Clauses are the next step up from phrases, and they are intimately connected with sentences. They come in two varieties, independent and dependent, and the first sort is a sentence, or could be if you punctuated it differently. “He ran, but she escaped.” is a single sentence built out of two independent clauses with a comma-and-conjunction in the middle; “He ran. She escaped.” is two sentences. Independent clauses are stronger than dependent clauses because they’re whole.

The difference between a dependent clause and a sentence is that a dependent clause can’t stand alone. Putting a period at the end of a dependent clause doesn’t make it a sentence, because it isn’t finished. It needs an independent clause to prop it up and finish it off, the same way a string of adjectives needs a noun at the end in order to be more than a random collection of words. “The giant red cold blinking artificial” is just a collection of adjectives until you add “goldfish” to the end, whereupon it becomes a phrase. “When the volcano exploded” and “because he knew” are both dependent clauses; sticking them together doesn’t make a sentence until you add an independent clause like “George ran” or “she would escape.”

If you leave a dependent clause or a phrase lying around all by itself, like “if Helen had set off the bomb” or “to swallow unwary travelers,” you have a sentence fragment. Sentence fragments aren’t really a separate level; they’re broken-off bits of other building blocks. Like half a Lego, fragments can still be useful to achieve certain effects, but you have to be careful where and how you use them, because a broken-off bit of a block isn’t as strong as a whole one and doesn’t look as nice. If I ever get to paragraphs and scenes, maybe I’ll talk some more about fragments then.
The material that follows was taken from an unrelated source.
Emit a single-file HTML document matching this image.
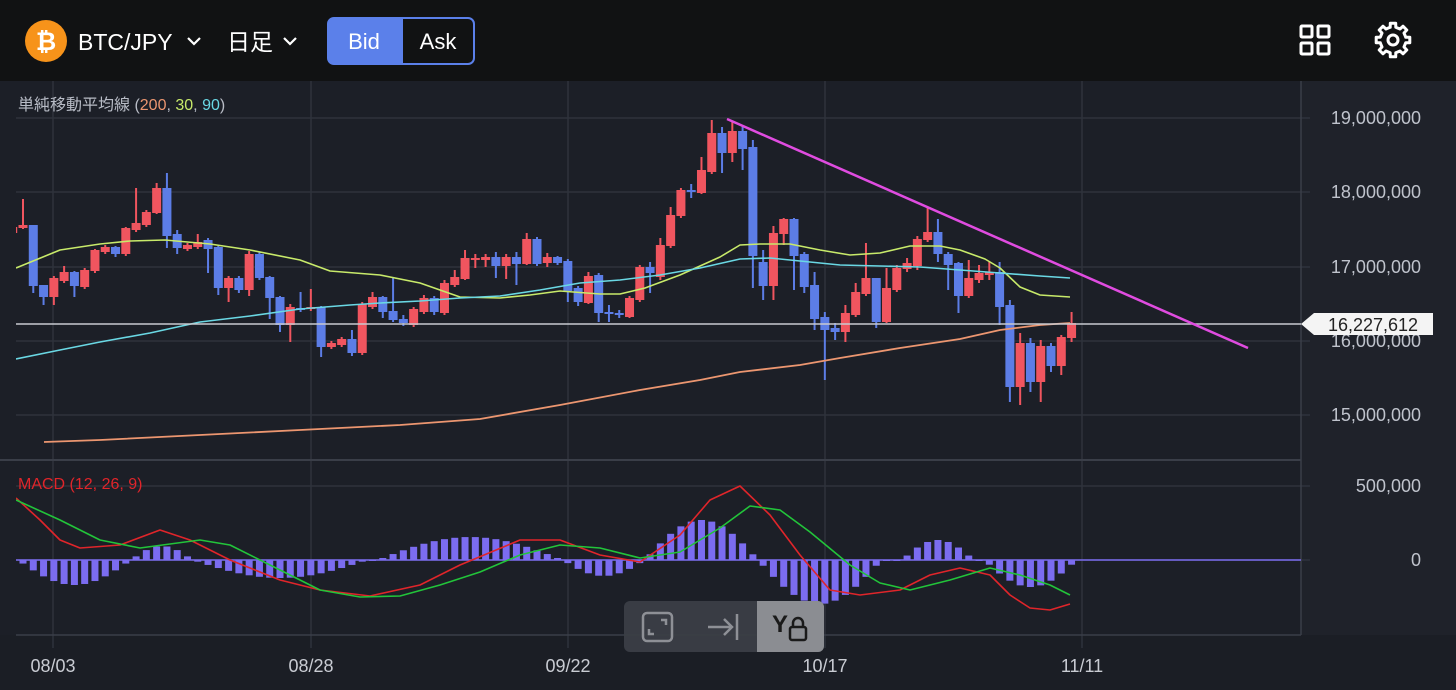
<!DOCTYPE html>
<html><head><meta charset="utf-8">
<style>
html,body{margin:0;padding:0;background:#1b1e25;width:1456px;height:690px;overflow:hidden;font-family:"Liberation Sans","Noto Sans CJK JP",sans-serif;}
#hdr{position:absolute;left:0;top:0;width:1456px;height:81px;background:#111213;}
svg{position:absolute;left:0;top:0}
</style></head><body>
<div id="hdr"></div>
<svg id="s" width="1456" height="690" xmlns="http://www.w3.org/2000/svg"></svg>
<script>
const s=document.getElementById('s');
let h='';
h+='<rect x="0" y="81" width="1456" height="609" fill="#1c1f27"/>';
h+='<rect x="1301" y="81" width="155" height="554" fill="#1f222a"/>';
h+='<rect x="0" y="635" width="1456" height="55" fill="#1b1e25"/>';
[53,311,568,825,1082].forEach(x=>h+=`<line x1="${x}" y1="81" x2="${x}" y2="648" stroke="#2e323c" stroke-width="1.5"/>`);
[118,192,267,341,415,486,560].forEach(y=>h+=`<line x1="16" y1="${y}" x2="1310" y2="${y}" stroke="#2e323c" stroke-width="1.5"/>`);
h+='<line x1="0" y1="460" x2="1301" y2="460" stroke="#3a3e48" stroke-width="2"/>';
h+='<line x1="1301" y1="81" x2="1301" y2="635" stroke="#3a3e48" stroke-width="1.5"/>';
h+='<line x1="16" y1="635" x2="1301" y2="635" stroke="#3a3e48" stroke-width="1.5"/>';
h+='<line x1="16" y1="560" x2="1301" y2="560" stroke="#7b6cf0" stroke-width="1.5"/>';
[['19,000,000',118],['18,000,000',192],['17,000,000',267],['16,000,000',341],['15,000,000',415],['500,000',486],['0',560]].forEach(([t,y])=>{
 h+=`<text x="1421" y="${y+6}" text-anchor="end" font-size="18" fill="#bfc3cc">${t}</text>`;});
[['08/03',53],['08/28',311],['09/22',568],['10/17',825],['11/11',1082]].forEach(([t,x])=>h+=`<text x="${x}" y="672" text-anchor="middle" font-size="18" fill="#c9ccd3">${t}</text>`);
const C=[[233,227],[228,225,199,229],[225,286,225,293],[285,297,285,305],[297,278,276,305],[281,272,266,283],[272,286,271,297],[287,270,268,289],[271,250,249,273],[252,247,245,254],[247,254,246,257],[254,228,227,256],[230,223,188,232],[225,212,210,227],[213,188,183,214],[188,236,173,248],[234,248,230,254],[249,245,243,251],[247,242,234,249],[240,249,238,273],[247,288,246,295],[288,278,276,302],[278,290,276,293],[290,254,251,296],[254,278,252,280],[277,298,276,319],[297,325,296,332],[325,307,304,342],[308,310,292,312],[309,307,289,311],[307,347,306,357],[347,343,341,349],[345,339,337,347],[339,353,330,356],[353,304,302,355],[307,297,292,309],[297,312,296,318],[311,320,277,322],[319,323,315,326],[325,309,307,327],[312,298,295,314],[298,312,296,315],[313,283,280,315],[285,277,270,287],[279,258,250,280],[260,258,254,268],[260,257,254,267],[257,266,252,278],[266,257,254,279],[257,264,252,285],[264,239,233,265],[239,264,237,266],[263,257,253,267],[257,263,256,265],[261,291,259,302],[288,302,286,306],[303,276,272,304],[275,313,273,322],[312,314,305,322],[313,315,310,318],[317,298,296,318],[300,267,265,302],[267,273,262,293],[277,245,238,280],[246,215,207,248],[216,190,188,218],[190,192,184,198],[193,170,157,194],[172,133,120,174],[133,153,127,173],[153,131,122,162],[131,149,125,170],[147,256,140,288],[262,286,250,300],[286,233,226,300],[234,219,218,245],[219,256,218,290],[254,287,252,293],[285,319,272,330],[317,330,312,380],[328,332,323,340],[332,313,305,342],[315,292,283,317],[294,278,243,296],[278,322,278,328],[322,288,268,323],[290,268,265,292],[269,263,258,272],[266,239,236,270],[240,232,207,242],[232,254,219,262],[254,265,252,290],[263,296,262,313],[296,278,260,298],[280,273,265,283],[275,272,262,280],[272,307,262,325],[305,387,300,402],[387,343,333,405],[343,382,338,392],[382,346,340,402],[346,366,343,372],[366,337,335,375],[338,323,312,342]];
h+='<defs><clipPath id="cp"><rect x="16" y="81" width="1285" height="379"/></clipPath><clipPath id="cm"><rect x="16" y="460" width="1285" height="175"/></clipPath></defs><g clip-path="url(#cp)">';
C.forEach((c,k)=>{const i=k-1;const x=23+10.28*i;let [o,cl,hi,lo]=c;if(hi===undefined){hi=Math.min(o,cl)-3;lo=Math.max(o,cl)+3;}
 const col=cl<o?'#f0555f':'#5c7de6';const t=Math.min(o,cl),b=Math.max(o,cl,t+2);
 h+=`<line x1="${x}" y1="${hi}" x2="${x}" y2="${lo}" stroke="${col}" stroke-width="2"/><rect x="${x-4.5}" y="${t}" width="9" height="${b-t}" fill="${col}"/>`;});
function pl(pts,col,w){return `<polyline fill="none" stroke="${col}" stroke-width="${w}" stroke-linejoin="round" points="${pts.map(p=>p.join(',')).join(' ')}"/>`;}
h+=pl([[16,268],[60,250],[100,244],[130,241],[165,240],[210,244],[250,250],[300,260],[330,271],[380,275],[420,283],[460,297],[500,298],[530,295],[560,291],[600,294],[620,294],[645,288],[680,275],[720,257],[740,245],[760,244],[790,244],[820,250],[850,255],[880,253],[910,246],[940,246],[960,250],[985,259],[1000,268],[1020,287],[1040,295],[1070,297]],'#c8ea6a',1.6);
h+=pl([[16,359],[60,350],[100,342],[150,333],[200,322],[250,316],[300,309],[350,305],[380,303],[420,301],[460,298],[500,296],[540,290],[580,283],[620,280],[660,275],[700,268],[740,259],[770,258],[800,261],[840,265],[880,266],[920,267],[960,270],[1000,273],[1040,276],[1070,278]],'#6ad8e4',1.6);
h+=pl([[44,442],[100,440],[200,435],[300,430],[400,425],[480,419],[560,405],[640,390],[700,380],[740,372],[800,365],[840,358],[900,348],[960,339],[1000,330],[1040,325],[1070,323]],'#ec9670',1.8);
h+='</g>';
h+='<line x1="16" y1="324" x2="1301" y2="324" stroke="#c8cad0" stroke-width="1.5"/>';
h+='<line x1="727" y1="119" x2="1248" y2="348" stroke="#e04ce0" stroke-width="2.5"/>';
h+='<path d="M1301,324 L1314,313 H1433 V335 H1314 Z" fill="#f4f4f4"/><text x="1373" y="331" text-anchor="middle" font-size="18" fill="#222">16,227,612</text>';
const HV={};
function seg(a,b,peak){for(let i=a;i<=b;i++){const t=(i-a+0.5)/(b-a+1);HV[i]=peak*Math.sin(Math.PI*t);}}
seg(0,10,25);seg(11,16,-14);seg(17,33,18);seg(35,52,-23);seg(53,60,16);seg(61,71,-40);seg(72,83,44);seg(86,92,-20);seg(94,102,27);
h+='<g clip-path="url(#cm)">';
for(let i=0;i<=102;i++){const v=HV[i]||1;const x=23+10.28*i;const y=v>0?560:560+v;h+=`<rect x="${x-3.5}" y="${y}" width="7" height="${Math.abs(v)}" fill="#7b6cf0"/>`;}
h+=pl([[16,498],[40,520],[60,540],[80,548],[120,545],[160,530],[190,540],[230,560],[280,580],[320,590],[370,596],[420,585],[460,565],[520,540],[560,540],[600,555],[640,562],[680,535],[710,500],[740,486],[770,515],[800,555],[830,590],[860,595],[900,590],[930,575],[960,568],[990,575],[1010,595],[1030,608],[1050,610],[1070,604]],'#e0252a',1.6);
h+=pl([[16,500],[60,520],[100,540],[140,548],[200,540],[230,545],[280,570],[320,590],[360,597],[400,596],[440,585],[480,572],[520,555],[560,545],[600,548],[640,558],[680,552],[720,528],[750,506],[780,510],[810,532],[850,565],[880,583],[910,590],[950,580],[990,568],[1020,575],[1050,585],[1070,595]],'#22c43a',1.6);
h+='</g>';
h+='<text x="18" y="110" font-size="16" fill="#b8bcc6">単純移動平均線 (<tspan fill="#ec9670">200</tspan>, <tspan fill="#c8ea6a">30</tspan>, <tspan fill="#6ad8e4">90</tspan>)</text>';
h+='<text x="18" y="489" font-size="16" fill="#e0252a">MACD (12, 26, 9)</text>';
h+='<rect x="624" y="601" width="200" height="51" rx="6" fill="#3b3e46" opacity="0.95"/><path d="M757,601 H818 a6,6 0 0 1 6,6 V646 a6,6 0 0 1 -6,6 H757 Z" fill="#8b8d92"/>';
h+='<rect x="643" y="613" width="29" height="28" rx="4" fill="none" stroke="#8e9096" stroke-width="2.5"/><path d="M649,629 v5 h5 M661,620 h5 v5" fill="none" stroke="#8e9096" stroke-width="2.5"/>';
h+='<path d="M708,627 h24 M724,619 l8,8 -8,8 M737,614 v26" fill="none" stroke="#8e9096" stroke-width="2.5"/>';
h+='<text x="772" y="632" font-size="24" fill="#1a1a1a" font-weight="bold">Y</text><rect x="790" y="627" width="16" height="13" rx="2" fill="none" stroke="#1a1a1a" stroke-width="2.5"/><path d="M793,627 v-4 a5,5 0 0 1 10,0 v4" fill="none" stroke="#1a1a1a" stroke-width="2.5"/>';
h+='<circle cx="46" cy="41" r="21" fill="#f7931a"/><text x="46" y="50" text-anchor="middle" font-size="25" font-weight="bold" fill="#fff">₿</text>';
h+='<text x="78" y="50" font-size="23" fill="#fff">BTC/JPY</text><path d="M188,38 l6,6 6,-6" fill="none" stroke="#fff" stroke-width="2.2"/>';
h+='<text x="227" y="50" font-size="23" fill="#fff">日足</text><path d="M284,38 l6,6 6,-6" fill="none" stroke="#fff" stroke-width="2.2"/>';
h+='<rect x="328" y="18" width="146" height="46" rx="6" fill="#111213" stroke="#5b80ea" stroke-width="2"/><path d="M334,18 H403 V64 H334 a6,6 0 0 1 -6,-6 V24 a6,6 0 0 1 6,-6Z" fill="#5b80ea"/>';
h+='<text x="364" y="49" text-anchor="middle" font-size="22" fill="#fff">Bid</text><text x="438" y="49" text-anchor="middle" font-size="22" fill="#fff">Ask</text>';
h+='<g fill="none" stroke="#fff" stroke-width="3" stroke-linejoin="round"><rect x="1301" y="26" width="11" height="11" rx="1"/><rect x="1318" y="26" width="11" height="11" rx="1"/><rect x="1301" y="43" width="11" height="11" rx="1"/><rect x="1318" y="43" width="11" height="11" rx="1"/>';
let gp=[];const cx=1393,cy=40;
for(let k=0;k<8;k++){const a0=k*Math.PI/4;[[-0.22,13],[-0.16,17],[0.16,17],[0.22,13],[0.56,13]].forEach(([d,r])=>gp.push([cx+r*Math.cos(a0+d),cy+r*Math.sin(a0+d)]));}
h+=`<polygon points="${gp.map(p=>p[0].toFixed(1)+','+p[1].toFixed(1)).join(' ')}"/><circle cx="${cx}" cy="${cy}" r="5"/></g>`;
s.innerHTML=h;
</script>
</body></html>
Like a tower of Legos, sentences are built up from smaller pieces and units – words, phrases, and clauses – and as with Legos, the properties of those units stack. Sentences, like words, can be specific and concrete, or they can be fuzzy and abstract. The position of words and phrases within a sentence affects their strength, impact, and effectiveness. The length of the sentence as a whole affects the kind of effect you can get with it, as does the overall rhythm of the sentence and the way all the words and phrases fit together. Just as with phrases, the first and last elements of a sentence tend to be more memorable and/or have more impact than the elements in the middle; establishing a rhythm and then changing it calls attention to the part of the sentence where the rhythm change happens; and short sentences tend to have more impact than long ones (unless you use too many of them in a row and wear the reader out). Within a given sentence, shorter elements tend to be more memorable than longer ones.
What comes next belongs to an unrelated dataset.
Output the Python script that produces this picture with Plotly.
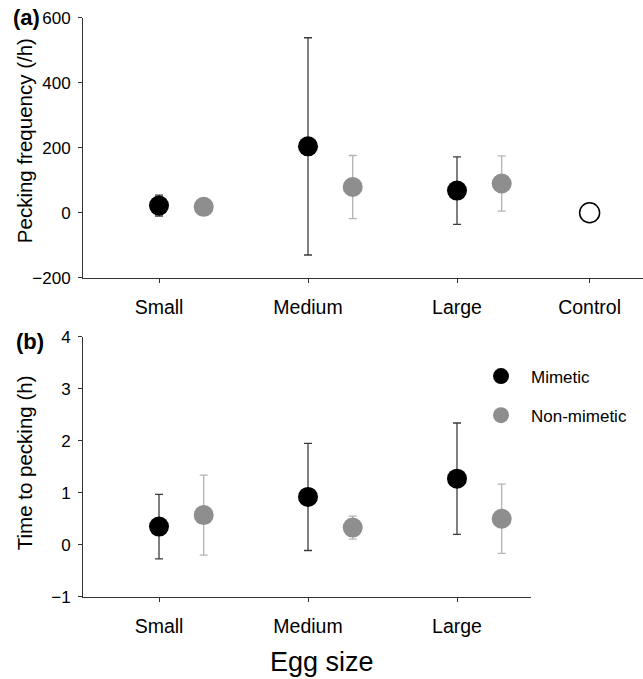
import plotly.graph_objects as go

# ---------------- data ----------------
categories = ["Small", "Medium", "Large"]
cat_pos = [1, 2, 3]
control_label = "Control"
control_pos = 3.89
offset = 0.30
series_names = ["Mimetic", "Non-mimetic"]

# panel (a): pecking frequency (/h)
freq_mimetic = [22, 204, 68]
freq_mimetic_err = [32, 334, 104]
freq_nonmimetic = [18, 79, 90]
freq_nonmimetic_err = [0, 97, 85]
freq_control = [0]

# panel (b): time to pecking (h)
time_mimetic = [0.35, 0.92, 1.27]
time_mimetic_err = [0.62, 1.03, 1.07]
time_nonmimetic = [0.57, 0.33, 0.50]
time_nonmimetic_err = [0.77, 0.22, 0.665]

ticks_a = [-200, 0, 200, 400, 600]
ticks_b = [-1, 0, 1, 2, 3, 4]

# ---------------- style ----------------
FONT = "Arial, Liberation Sans, sans-serif"
BLACK = "#000000"
GREY = "#8e8e8e"
ERR_DARK = "#3c3c3c"
ERR_LIGHT = "#b4b4b4"
AXIS = "#333333"
MS = 20
W, H = 643, 679
Y_OFF, Y_SPAN = 8.4, 662.0


def px_x(p):
    return p / W


def px_y(p):
    return 1 - (p - Y_OFF) / Y_SPAN


def fmt(t):
    return ("\u2212" + str(-t)) if t < 0 else str(t)


fig = go.Figure()

nm_pos = [p + offset for p in cat_pos]

# panel (a)
fig.add_trace(go.Scatter(
    x=cat_pos, y=freq_mimetic, mode="markers", name=series_names[0],
    marker=dict(color=BLACK, size=MS),
    error_y=dict(type="data", array=freq_mimetic_err, color=ERR_DARK, thickness=1.3, width=4),
    xaxis="x", yaxis="y", showlegend=False))
fig.add_trace(go.Scatter(
    x=nm_pos, y=freq_nonmimetic, mode="markers", name=series_names[1],
    marker=dict(color=GREY, size=MS),
    error_y=dict(type="data", array=freq_nonmimetic_err, color=ERR_LIGHT, thickness=1.3, width=4),
    xaxis="x", yaxis="y", showlegend=False))
fig.add_trace(go.Scatter(
    x=[control_pos], y=freq_control, mode="markers", name=control_label,
    marker=dict(color="white", size=MS, line=dict(color=BLACK, width=1.5)),
    xaxis="x", yaxis="y", showlegend=False))

# panel (b)
fig.add_trace(go.Scatter(
    x=cat_pos, y=time_mimetic, mode="markers", name=series_names[0],
    marker=dict(color=BLACK, size=MS),
    error_y=dict(type="data", array=time_mimetic_err, color=ERR_DARK, thickness=1.3, width=4),
    xaxis="x2", yaxis="y2", legendgroup="m", showlegend=True))
fig.add_trace(go.Scatter(
    x=nm_pos, y=time_nonmimetic, mode="markers", name=series_names[1],
    marker=dict(color=GREY, size=MS),
    error_y=dict(type="data", array=time_nonmimetic_err, color=ERR_LIGHT, thickness=1.3, width=4),
    xaxis="x2", yaxis="y2", legendgroup="n", showlegend=True))

# axis ranges in data units (149 px per category)
ppu = 149.0
x_left = 1 - (159 - 83) / ppu
xa_right = 1 + (643 - 159) / ppu
xb_right = 1 + (531 - 159) / ppu

common_y = dict(showline=True, linecolor=AXIS, linewidth=1, ticks="outside", ticklen=4,
                tickcolor=AXIS, showgrid=False, zeroline=False,
                tickfont=dict(family=FONT, size=17, color="black"), ticklabelstandoff=4)
common_x = dict(showline=True, linecolor=AXIS, linewidth=1, ticks="outside", ticklen=4,
                tickcolor=AXIS, showgrid=False, zeroline=False,
                tickfont=dict(family=FONT, size=19.5, color="black"), ticklabelstandoff=8)

fig.update_layout(
    width=W, height=H,
    margin=dict(l=0, r=0, t=0, b=0),
    paper_bgcolor="white", plot_bgcolor="white",
    font=dict(family=FONT, color="black"),
    xaxis=dict(domain=[px_x(83), 1.0], range=[x_left, xa_right], anchor="y",
               tickvals=cat_pos + [control_pos], ticktext=categories + [control_label], **common_x),
    yaxis=dict(domain=[px_y(278), px_y(17)], range=[-200, 600], anchor="x",
               tickvals=ticks_a, ticktext=[fmt(t) for t in ticks_a], **common_y),
    xaxis2=dict(domain=[px_x(83), px_x(531)], range=[x_left, xb_right], anchor="y2",
                tickvals=cat_pos, ticktext=categories, **common_x),
    yaxis2=dict(domain=[px_y(598), px_y(337)], range=[-1, 4], anchor="x2",
                tickvals=ticks_b, ticktext=[fmt(t) for t in ticks_b], **common_y),
    legend=dict(x=px_x(471), y=px_y(359), xanchor="left", yanchor="top",
                font=dict(family=FONT, size=17, color="black"),
                traceorder="grouped", tracegroupgap=14, bgcolor="rgba(0,0,0,0)",
                itemsizing="trace", itemwidth=50),
    showlegend=True,
)

annotations = [
    dict(text="<b>(a)</b>", x=px_x(11), y=px_y(17), xref="paper", yref="paper",
         xanchor="left", yanchor="middle", showarrow=False, font=dict(family=FONT, size=22)),
    dict(text="<b>(b)</b>", x=px_x(14), y=px_y(342), xref="paper", yref="paper",
         xanchor="left", yanchor="middle", showarrow=False, font=dict(family=FONT, size=22)),
    dict(text="Pecking frequency (/h)", x=px_x(24), y=px_y(141), xref="paper", yref="paper",
         xanchor="center", yanchor="middle", textangle=-90, showarrow=False,
         font=dict(family=FONT, size=20.5)),
    dict(text="Time to pecking (h)", x=px_x(24), y=px_y(464), xref="paper", yref="paper",
         xanchor="center", yanchor="middle", textangle=-90, showarrow=False,
         font=dict(family=FONT, size=20.5)),
    dict(text="Egg size", x=px_x(322), y=px_y(663), xref="paper", yref="paper",
         xanchor="center", yanchor="middle", showarrow=False,
         font=dict(family=FONT, size=27)),
]
fig.update_layout(annotations=annotations)

fig.write_html("out.html")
With the sentence level come some more key properties of prose, two of which are variation and complexity. Sentences can be simple and straightforward, or run on for a page of complicated interlocking clauses. Starting from a single, short, simple independent clause like “George ran,” you can pile on phrases and descriptors: up the hill, away from the airport, after the bomber, into the glowing forest, next to the fairy hill. You can add a few dependent clauses, or link your first independent clause to a second one to make a compound sentence. Or you can do all of those things at once: “When the volcano exploded, George ran quickly up the hill and away from the airport, because he knew that if Helen had set off the bomb, she would escape into the glowing forest next to the fairy hill, where the giant red blinking artificial goldfish waited to swallow unwary travelers.”
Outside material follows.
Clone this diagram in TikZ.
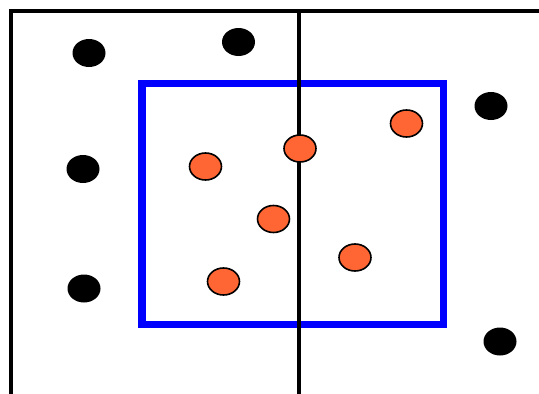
\documentclass[tikz,border=0pt]{standalone}
\usetikzlibrary{shapes.geometric}
\definecolor{dotorange}{HTML}{FF6633}
\begin{document}
\begin{tikzpicture}[x=1pt,y=-1pt,
  blackdot/.style={ellipse,fill=black,minimum width=33pt,minimum height=28pt,inner sep=0pt},
  orangedot/.style={ellipse,draw=black,line width=1.6pt,fill=dotorange,minimum width=32pt,minimum height=27pt,inner sep=0pt},
  divline/.style={line width=4pt,black},
  window/.style={line width=7.5pt,draw={rgb,255:red,0;green,0;blue,255}}]
\useasboundingbox (0,0) rectangle (539,394);
\clip (0,0) rectangle (539,394);
% dividing lines
\coordinate (tl) at (11,11);
\coordinate (tr) at (545,11);
\coordinate (bl) at (11,400);
\coordinate (mt) at (298.5,11);
\coordinate (mb) at (298.5,400);
\draw[divline] (bl) -- (tl) -- (tr);
% blue window
\draw[window] (142,83.5) rectangle (443.5,324.5);
\draw[divline] (mt) -- (mb);
% black points
\node[blackdot] (b1) at (89,53) {};
\node[blackdot] (b2) at (238.5,42) {};
\node[blackdot] (b3) at (491,106) {};
\node[blackdot] (b4) at (83,169) {};
\node[blackdot] (b5) at (84,288.5) {};
\node[blackdot] (b6) at (500,341.5) {};
% orange points
\node[orangedot] (o1) at (406.5,123.5) {};
\node[orangedot] (o2) at (300,148.5) {};
\node[orangedot] (o3) at (205.5,166.5) {};
\node[orangedot] (o4) at (273.5,219) {};
\node[orangedot] (o5) at (355,257.5) {};
\node[orangedot] (o6) at (223.5,281.5) {};
\end{tikzpicture}
\end{document}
And you can vary all of the elements you use within a given sentence (that is, if it has multiple elements; it’s kind of hard to get much internal variation out of a short, simple sentence like “George ran.”). In the above example, there are short clauses (“because he knew”) and longer ones (“George ran up the hill and away from the airport”), different types of phrases and clauses, and every part of speech from noun to conjunction (except for interjections). The rhythm changes, but not too often (and the pauses indicted by commas fall in places where there’s a missing beat, for the most part).

Variation is immensely important for fiction, because fiction is entertainment, and no matter what kind of entertainment you are looking at, if it gets boring, it has failed. If your writing is all the same at any level – if all the phrases are the same length, or all the sentences have the same rhythm or complexity, or all the words are one-syllable, the reader starts to get used to it. If this goes on too long, the readers can get bored or irritated, which is why you want to vary different elements from time to time. On the other hand, too much variation has the same effect as trying to work in too much contrast – you get a hard-to-read confetti effect if you try too hard.

As you can see, the further up the levels you go, from words to phrases to clauses and sentences, the more options and properties one has to juggle, and the more complex things can get. This continues up through paragraphs and scenes and chapters and so on, which is one reason why juggling all this stuff to get to a more effective outcome gets harder and harder. You can micro-manage every word and phrase and sentence in a poem (you pretty much have to micro-manage everything in a haiku), but if you try to juggle all this stuff consciously at all possible levels of language in a 100,000 word novel, you will go crazy.

2 Comments
  1. “… if it gets boring, it has failed. If your writing is all the same at any level – if all the phrases are the same length, or all the sentences have the same rhythm or complexity, or all the words are one-syllable, the reader starts to get used to it.”

    I agree! I tend to fall into a pattern of paragraph length in my current WIP. There might be a page of dialogue, then of complex, multi-clause long paragraphs, then (most commonly) paragraphs that are 4-5 lines long. After or during my writing I take a minute to pause, lean back, and look at my writing. I mean *look* at it, not examine how well I’ve written this or if my MC is really needing to do that, or so on and so forth. I look at how long my paragraphs are, what size the sentences are and what kind of sentences I’m using (short, snappy, tag lines, complex, descriptive, idyllic, etc.). If they’re the same too much, I change! If not, I don’t. I really agree with you on the above quote.